A review of the record convinces us that there was substantial evidence before the Court to support the finding of infringement and that it is not clearly erroneous. It is therefore binding on us. FMC Corp. v. F. E. Myers & Bros. Co., 384 F.2d 4 (6th Cir. 1967), cert. denied, 390 U.S. 988, 88 S.Ct. 1183, 19 L. Ed.2d 1291 (1968).

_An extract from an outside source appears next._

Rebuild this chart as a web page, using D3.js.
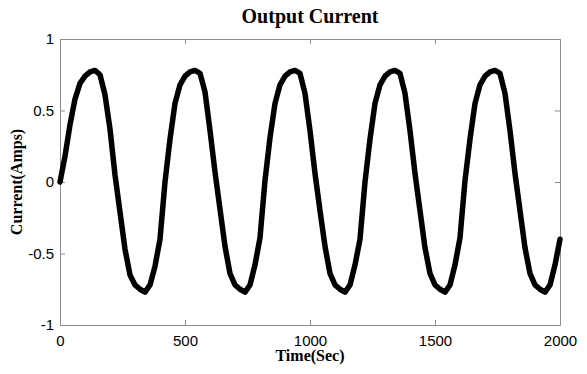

The District Court, pursuant to a stipulation of the parties, referred the issue of damages to a Special Master for determination. The Special Master determined the amount of royalty for the period of the infringement by comparing the cost of the accused device with the cost of a noninfringing device also used by Armstrong, and arrived at $12,074. The savings per square foot of packaged glass amounted to $0.0045. American was at least entitled to a reasonable royalty. 35 U.S.C. § 284. In our opinion the royalty determined by the Special Master and approved by the Court was reasonable. The royalty was trebled to $36,222 under the provisions of 35 U.S. C. § 284.
The District Court affirmed the Special Master's Report and allowed American $12,500 for attorneys' fees. It entered judgment against Armstrong for the total amount of $48,722, which was the amount of the remedial fine assessed against Armstrong for violation of the injunction.
Armstrong contends that the amount of the royalty as well as the attorneys' fee was excessive. American, in its cross appeal, argues that the amounts of both royalty and attorneys' fees were inadequate.
In a contempt proceeding the determination of the amount of the remedial fine, as well as the allowance of attorneys' fees, rests largely within the discretion of the Court. We find no abuse of discretion here.
Counsel for American is allowed $2,500 for services rendered in appeal No. 20,194, for which amount judgment is entered against Armstrong.
It is therefore ordered that the judgment of the District Court be affirmed in each appeal. Costs in case number 20,194 are assessed against Armstrong; and costs in case number 20,229 are assessed against American.